Susan Filley Porcelain, Chapel Hill NC
Susan works with porcelain clay using the wheel with altering + hand building techniques to create elegant pots and sculptural pieces. She has developed a beautiful array of glazes from vivid copper reds to soft micro-crystal surfaces. She hi fires her work in a gas reduction kiln.
I work with porcelain. Once fired, it becomes such a luscious material that I find it infinitely intriguing. “As white as jade, as bright as a mirror and rings like a bell.” (Jindezhen)
I have been making pots for over 40 years. The functionality of the craft first totally enchanted me. But now, for much of my work, and for many of us, we are making pots that most often are not used, save for their alluring ”aesthetic” function. So I find I am striving, dare I say, to simply make beautiful pots in all that I do.
I make many forms, using both the wheel and hand building. I love to make cups that perfectly fit the hand and lip, bowls that serve or not, and traditional vessels that are quiet in form, but rich in glazing opportunities. I also take on more complicated forms, tall elegant pitchers, gestural and dancing teapots, and highly altered and sculpted vase forms. My images represent some of these.
I have a passion for glazes. They enhance the movement of my work with luminous flowing crystal surfaces and they can embellish the pots with rich glaze depth and color. In addition to the glazes represented in the slides, I have formulated some copper red variations with floating white crystals for cups and vessels, several brilliant celadon and white glazes (the Dancing Teapot) and other microcrystalline combinations that I could not represent in the limited image collection.

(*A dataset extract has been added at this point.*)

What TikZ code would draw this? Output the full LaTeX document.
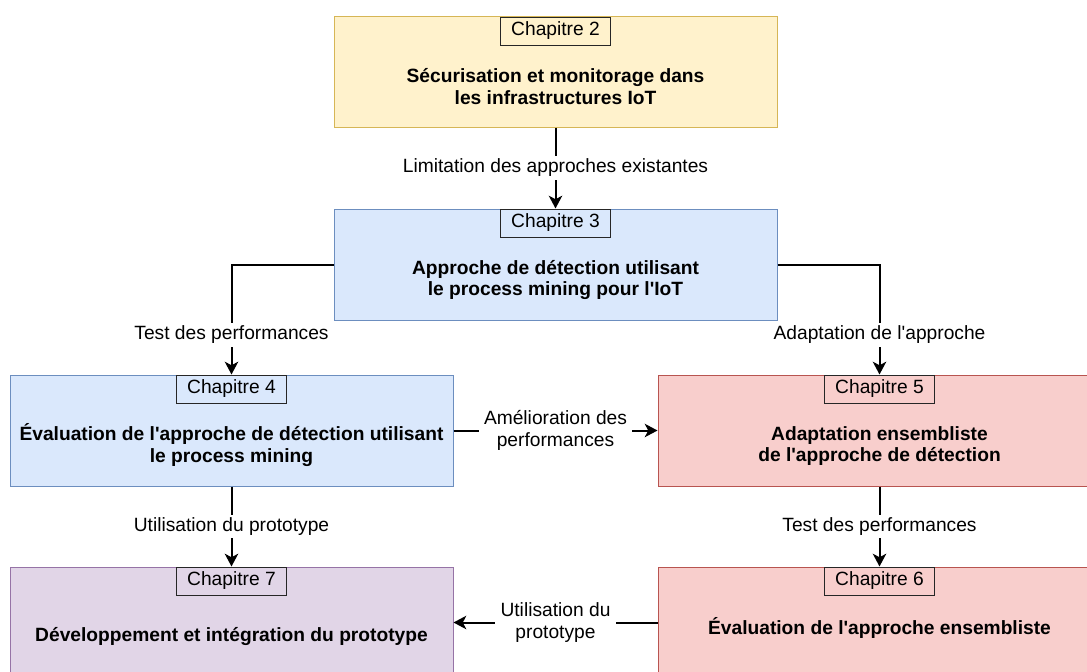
\documentclass[tikz,border=0pt]{standalone}
\usepackage{fontspec}
\setmainfont{Liberation Sans}[Ligatures=TeXOff]
\usetikzlibrary{arrows.meta}

\definecolor{jauneFond}{HTML}{FFF2CC}
\definecolor{jauneBord}{HTML}{D6B656}
\definecolor{bleuFond}{HTML}{DAE8FC}
\definecolor{bleuBord}{HTML}{6C8EBF}
\definecolor{rougeFond}{HTML}{F8CECC}
\definecolor{rougeBord}{HTML}{B85450}
\definecolor{violetFond}{HTML}{E1D5E7}
\definecolor{violetBord}{HTML}{9673A6}

\tikzset{
  chapbox/.style={draw, line width=0.75pt, minimum width=332.25pt, minimum height=83.25pt, inner sep=0pt},
  tagbox/.style={draw=black!85, line width=0.75pt, minimum width=82.5pt, minimum height=21pt, anchor=north, inner sep=0pt, font=\fontsize{14.4}{16}\selectfont},
  titre/.style={align=center, font=\bfseries\fontsize{14.4}{16}\selectfont},
  lien/.style={line width=1.5pt, -{Stealth[length=9.5pt,width=10pt,inset=2.5pt]}},
  etiq/.style={fill=white, align=center, inner xsep=4pt, inner ysep=2pt, font=\fontsize{14.4}{16}\selectfont}
}

\begin{document}
\begin{tikzpicture}[x=0.75pt, y=-0.75pt]
\useasboundingbox (0,0) rectangle (1087,671);
\clip (0,0) rectangle (1087,671);

% les chapitres
\node[chapbox, draw=jauneBord, fill=jauneFond] (ch2) at (555.5,71.5) {};
\node[chapbox, draw=bleuBord, fill=bleuFond] (ch3) at (555.5,264.5) {};
\node[chapbox, draw=bleuBord, fill=bleuFond] (ch4) at (231.5,430.5) {};
\node[chapbox, draw=rougeBord, fill=rougeFond] (ch5) at (879.5,430.5) {};
\node[chapbox, draw=rougeBord, fill=rougeFond] (ch6) at (879.5,622.5) {};
\node[chapbox, draw=violetBord, fill=violetFond] (ch7) at (231.5,622.5) {};

\node[tagbox] (t2) at ([yshift=-0.75pt]ch2.north) {Chapitre 2};
\node[tagbox] (t3) at (ch3.north) {Chapitre 3};
\node[tagbox] (t4) at (ch4.north) {Chapitre 4};
\node[tagbox] (t5) at (ch5.north) {Chapitre 5};
\node[tagbox] (t6) at (ch6.north) {Chapitre 6};
\node[tagbox] (t7) at (ch7.north) {Chapitre 7};

\node[titre] (s2) at (555.5,86.5) {Sécurisation et monitorage dans\\les infrastructures IoT};
\node[titre] (s3) at (555.5,280) {Approche de détection utilisant\\le process mining pour l'IoT};
\node[titre] (s4) at (231.5,445) {Évaluation de l'approche de détection utilisant\\le process mining};
\node[titre] (s5) at (879.5,446) {Adaptation ensembliste\\de l'approche de détection};
\node[titre] (s6) at (879.5,627.5) {Évaluation de l'approche ensembliste};
\node[titre] (s7) at (231.5,636) {Développement et intégration du prototype};

% les liens
\draw[lien] (ch2.south) -- node[etiq] {Limitation des approches existantes} (ch3.north);
\draw[lien] (ch3.west) -| node[etiq, pos=0.82] {Test des performances} (ch4.north);
\draw[lien] (ch3.east) -| node[etiq, pos=0.82] {Adaptation de l'approche} (ch5.north);
\draw[lien] (ch4.east) -- node[etiq] {Amélioration des\\performances} (ch5.west);
\draw[lien] (ch4.south) -- node[etiq] {Utilisation du prototype} (ch7.north);
\draw[lien] (ch5.south) -- node[etiq] {Test des performances} (ch6.north);
\draw[lien] (ch6.west) -- node[etiq] {Utilisation du\\prototype} (ch7.east);
\end{tikzpicture}
\end{document}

After so many years exploring this fascination with form and surface, I look back and see that my work is still based on my very earliest training. I learned to draw and then to see, before I understood what that meant. I was influenced by the study of calligraphy and art through my uncle, a renowned design artist. My mind and eye go first to the quality of line in the volume, energy and motion of form and this guides my work.